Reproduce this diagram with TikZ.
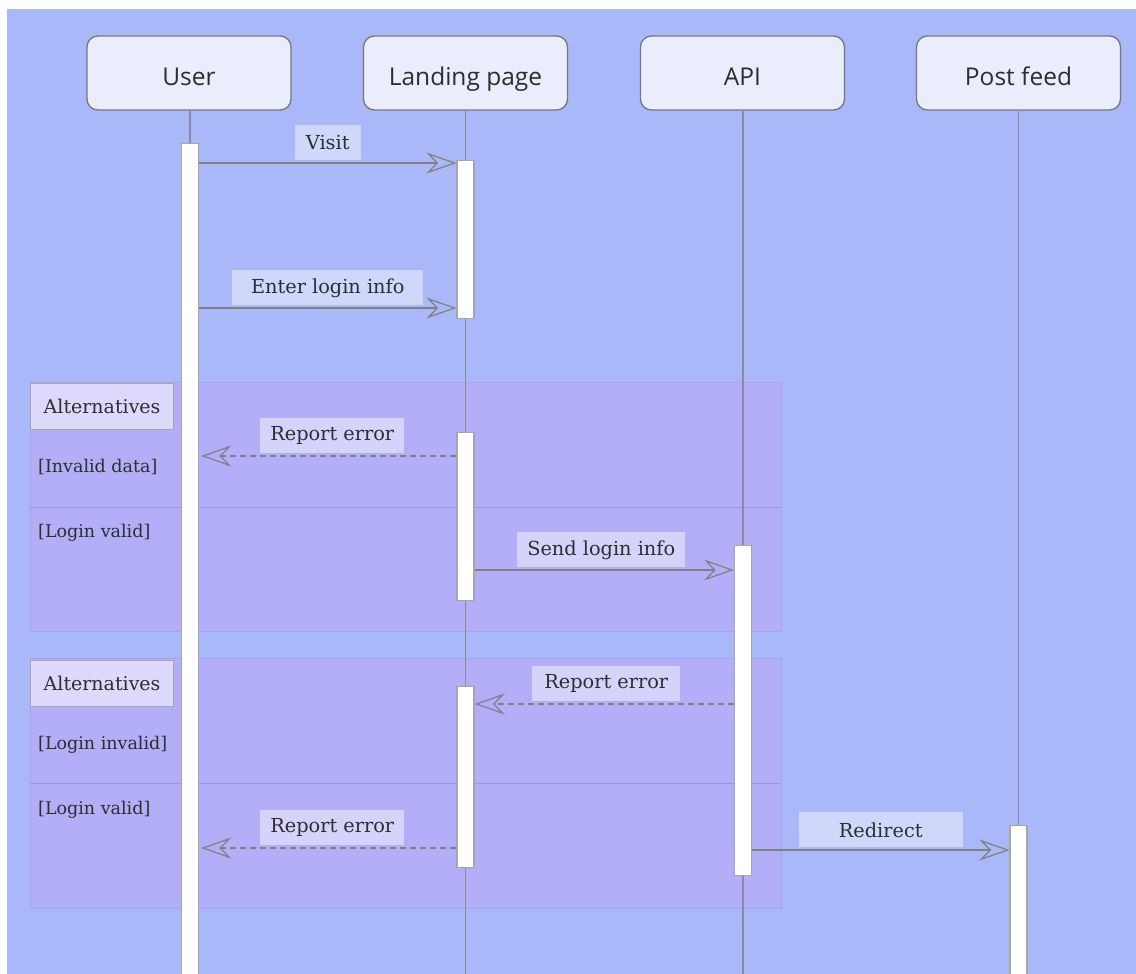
\documentclass[tikz,border=0pt]{standalone}
\usepackage{fontspec}
\setmainfont{DejaVu Serif}
\newfontfamily\partfont{Open Sans}
\usetikzlibrary{arrows.meta,calc}
\definecolor{bgc}{HTML}{A8B8F8}
\definecolor{altc}{HTML}{B3AEF8}
\definecolor{altline}{HTML}{A8A3EE}
\definecolor{divline}{HTML}{9C97DA}
\definecolor{partfill}{HTML}{EAEEFC}
\definecolor{partdraw}{HTML}{777777}
\definecolor{lifec}{HTML}{8A8C9E}
\definecolor{txt}{HTML}{2E2E2E}
\definecolor{tagfill}{HTML}{DCD9FC}
\definecolor{arrc}{HTML}{808080}
\definecolor{actdraw}{HTML}{A6A6A6}
\tikzset{
  part/.style={draw=partdraw, line width=1.3pt, fill=partfill, rounded corners=11pt,
    minimum width=204pt, minimum height=74pt, text height=25pt, text depth=0pt,
    font=\partfont\fontsize{24.5}{28}\selectfont, text=txt},
  life/.style={draw=lifec, line width=1.3pt},
  actbar/.style={draw=actdraw, line width=1.2pt, fill=white, minimum width=17pt, inner sep=0pt, anchor=north},
  msg/.style={draw=arrc, line width=1.2pt, -{Stealth[open, length=30pt, width=21pt, inset=10pt, line width=1.2pt]}},
  reply/.style={msg, dash pattern=on 6pt off 4pt},
  lbl/.style={fill=white, fill opacity=0.45, text opacity=1, text=txt, inner xsep=10pt, inner ysep=0pt,
    minimum height=35pt, font=\fontsize{19.3}{23}\selectfont, anchor=south, yshift=2pt},
  altframe/.style={fill=altc, draw=altline, line width=0.8pt},
  altdiv/.style={draw=divline, line width=1pt},
  alttag/.style={draw=actdraw, line width=1.2pt, fill=tagfill, minimum width=143pt, minimum height=46pt,
    inner sep=0pt, anchor=north west, font=\fontsize{19}{22}\selectfont, text=txt},
  guard/.style={anchor=west, inner sep=0pt, font=\fontsize{17.5}{21}\selectfont, text=txt},
}
\begin{document}
\begin{tikzpicture}[x=1pt, y=-1pt]
\useasboundingbox (0,0) rectangle (1136,974);
\fill[white] (0,0) rectangle (1136,974);
\fill[bgc] (7,9) rectangle (1136,974);

% alt frames
\draw[altframe] (30,382) rectangle (781,631);
\draw[altdiv] (30,507) -- (781,507);
\node[alttag] (tag1) at (30,383) {Alternatives};
\node[guard] (g1) at (38,467) {[Invalid data]};
\node[guard] (g2) at (38,533) {[Login valid]};

\draw[altframe] (30,658) rectangle (781,908);
\draw[altdiv] (30,783) -- (781,783);
\node[alttag] (tag2) at (30,660) {Alternatives};
\node[guard] (g3) at (38,745) {[Login invalid]};
\node[guard] (g4) at (38,810) {[Login valid]};

% participants
\node[part] (user) at (189,73) {User};
\node[part] (land) at (465.5,73) {Landing page};
\node[part] (api) at (742.5,73) {API};
\node[part] (feed) at (1018.5,73) {Post feed};

\coordinate (userend) at (190,980);
\coordinate (landend) at (465.5,980);
\coordinate (apiend) at (743,980);
\coordinate (feedend) at (1018.5,980);
\draw[life] (user.south -| userend) -- (userend);
\draw[life] (land.south -| landend) -- (landend);
\draw[life] (api.south -| apiend) -- (apiend);
\draw[life] (feed.south -| feedend) -- (feedend);

% activation bars
\node[actbar, minimum height=840pt] (ua) at (190,143) {};
\node[actbar, minimum height=158pt] (la1) at (465.5,160) {};
\node[actbar, minimum height=168pt] (la2) at (465.5,432) {};
\node[actbar, minimum height=181pt] (la3) at (465.5,686) {};
\node[actbar, minimum height=330pt] (aa) at (743,545) {};
\node[actbar, minimum height=160pt] (pa) at (1018.5,825) {};

% message levels
\coordinate (m1) at (0,163);
\coordinate (m2) at (0,308);
\coordinate (m3) at (0,456);
\coordinate (m4) at (0,570);
\coordinate (m5) at (0,704);
\coordinate (m6) at (0,848);
\coordinate (m7) at (0,850);

\draw[msg] (ua.east |- m1) -- node[lbl, inner xsep=11pt] {Visit} (la1.west |- m1);
\draw[msg] (ua.east |- m2) -- node[lbl, inner xsep=19pt] {Enter login info} (la1.west |- m2);
\draw[reply] (la2.west |- m3) -- node[lbl, xshift=3.5pt] {Report error} ($(ua.east |- m3)+(2,0)$);
\draw[msg] (la2.east |- m4) -- node[lbl, xshift=-3pt] {Send login info} (aa.west |- m4);
\draw[reply] (aa.west |- m5) -- node[lbl, xshift=2pt, inner xsep=12pt] {Report error} (la3.east |- m5);
\draw[reply] (la3.west |- m6) -- node[lbl, xshift=3.5pt] {Report error} ($(ua.east |- m6)+(2,0)$);
\draw[msg] (aa.east |- m7) -- node[lbl, inner xsep=40pt] {Redirect} (pa.west |- m7);
\end{tikzpicture}
\end{document}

### The request
Omit the pictures, then quote the rest of the material above exactly.

### Output for this task
Reproduce this diagram with TikZ.
\documentclass[tikz,border=0pt]{standalone}
\usepackage{fontspec}
\setmainfont{DejaVu Serif}
\newfontfamily\partfont{Open Sans}
\usetikzlibrary{arrows.meta,calc}
\definecolor{bgc}{HTML}{A8B8F8}
\definecolor{altc}{HTML}{B3AEF8}
\definecolor{altline}{HTML}{A8A3EE}
\definecolor{divline}{HTML}{9C97DA}
\definecolor{partfill}{HTML}{EAEEFC}
\definecolor{partdraw}{HTML}{777777}
\definecolor{lifec}{HTML}{8A8C9E}
\definecolor{txt}{HTML}{2E2E2E}
\definecolor{tagfill}{HTML}{DCD9FC}
\definecolor{arrc}{HTML}{808080}
\definecolor{actdraw}{HTML}{A6A6A6}
\tikzset{
  part/.style={draw=partdraw, line width=1.3pt, fill=partfill, rounded corners=11pt,
    minimum width=204pt, minimum height=74pt, text height=25pt, text depth=0pt,
    font=\partfont\fontsize{24.5}{28}\selectfont, text=txt},
  life/.style={draw=lifec, line width=1.3pt},
  actbar/.style={draw=actdraw, line width=1.2pt, fill=white, minimum width=17pt, inner sep=0pt, anchor=north},
  msg/.style={draw=arrc, line width=1.2pt, -{Stealth[open, length=30pt, width=21pt, inset=10pt, line width=1.2pt]}},
  reply/.style={msg, dash pattern=on 6pt off 4pt},
  lbl/.style={fill=white, fill opacity=0.45, text opacity=1, text=txt, inner xsep=10pt, inner ysep=0pt,
    minimum height=35pt, font=\fontsize{19.3}{23}\selectfont, anchor=south, yshift=2pt},
  altframe/.style={fill=altc, draw=altline, line width=0.8pt},
  altdiv/.style={draw=divline, line width=1pt},
  alttag/.style={draw=actdraw, line width=1.2pt, fill=tagfill, minimum width=143pt, minimum height=46pt,
    inner sep=0pt, anchor=north west, font=\fontsize{19}{22}\selectfont, text=txt},
  guard/.style={anchor=west, inner sep=0pt, font=\fontsize{17.5}{21}\selectfont, text=txt},
}
\begin{document}
\begin{tikzpicture}[x=1pt, y=-1pt]
\useasboundingbox (0,0) rectangle (1136,974);
\fill[white] (0,0) rectangle (1136,974);
\fill[bgc] (7,9) rectangle (1136,974);

% alt frames
\draw[altframe] (30,382) rectangle (781,631);
\draw[altdiv] (30,507) -- (781,507);
\node[alttag] (tag1) at (30,383) {Alternatives};
\node[guard] (g1) at (38,467) {[Invalid data]};
\node[guard] (g2) at (38,533) {[Login valid]};

\draw[altframe] (30,658) rectangle (781,908);
\draw[altdiv] (30,783) -- (781,783);
\node[alttag] (tag2) at (30,660) {Alternatives};
\node[guard] (g3) at (38,745) {[Login invalid]};
\node[guard] (g4) at (38,810) {[Login valid]};

% participants
\node[part] (user) at (189,73) {User};
\node[part] (land) at (465.5,73) {Landing page};
\node[part] (api) at (742.5,73) {API};
\node[part] (feed) at (1018.5,73) {Post feed};

\coordinate (userend) at (190,980);
\coordinate (landend) at (465.5,980);
\coordinate (apiend) at (743,980);
\coordinate (feedend) at (1018.5,980);
\draw[life] (user.south -| userend) -- (userend);
\draw[life] (land.south -| landend) -- (landend);
\draw[life] (api.south -| apiend) -- (apiend);
\draw[life] (feed.south -| feedend) -- (feedend);

% activation bars
\node[actbar, minimum height=840pt] (ua) at (190,143) {};
\node[actbar, minimum height=158pt] (la1) at (465.5,160) {};
\node[actbar, minimum height=168pt] (la2) at (465.5,432) {};
\node[actbar, minimum height=181pt] (la3) at (465.5,686) {};
\node[actbar, minimum height=330pt] (aa) at (743,545) {};
\node[actbar, minimum height=160pt] (pa) at (1018.5,825) {};

% message levels
\coordinate (m1) at (0,163);
\coordinate (m2) at (0,308);
\coordinate (m3) at (0,456);
\coordinate (m4) at (0,570);
\coordinate (m5) at (0,704);
\coordinate (m6) at (0,848);
\coordinate (m7) at (0,850);

\draw[msg] (ua.east |- m1) -- node[lbl, inner xsep=11pt] {Visit} (la1.west |- m1);
\draw[msg] (ua.east |- m2) -- node[lbl, inner xsep=19pt] {Enter login info} (la1.west |- m2);
\draw[reply] (la2.west |- m3) -- node[lbl, xshift=3.5pt] {Report error} ($(ua.east |- m3)+(2,0)$);
\draw[msg] (la2.east |- m4) -- node[lbl, xshift=-3pt] {Send login info} (aa.west |- m4);
\draw[reply] (aa.west |- m5) -- node[lbl, xshift=2pt, inner xsep=12pt] {Report error} (la3.east |- m5);
\draw[reply] (la3.west |- m6) -- node[lbl, xshift=3.5pt] {Report error} ($(ua.east |- m6)+(2,0)$);
\draw[msg] (aa.east |- m7) -- node[lbl, inner xsep=40pt] {Redirect} (pa.west |- m7);
\end{tikzpicture}
\end{document}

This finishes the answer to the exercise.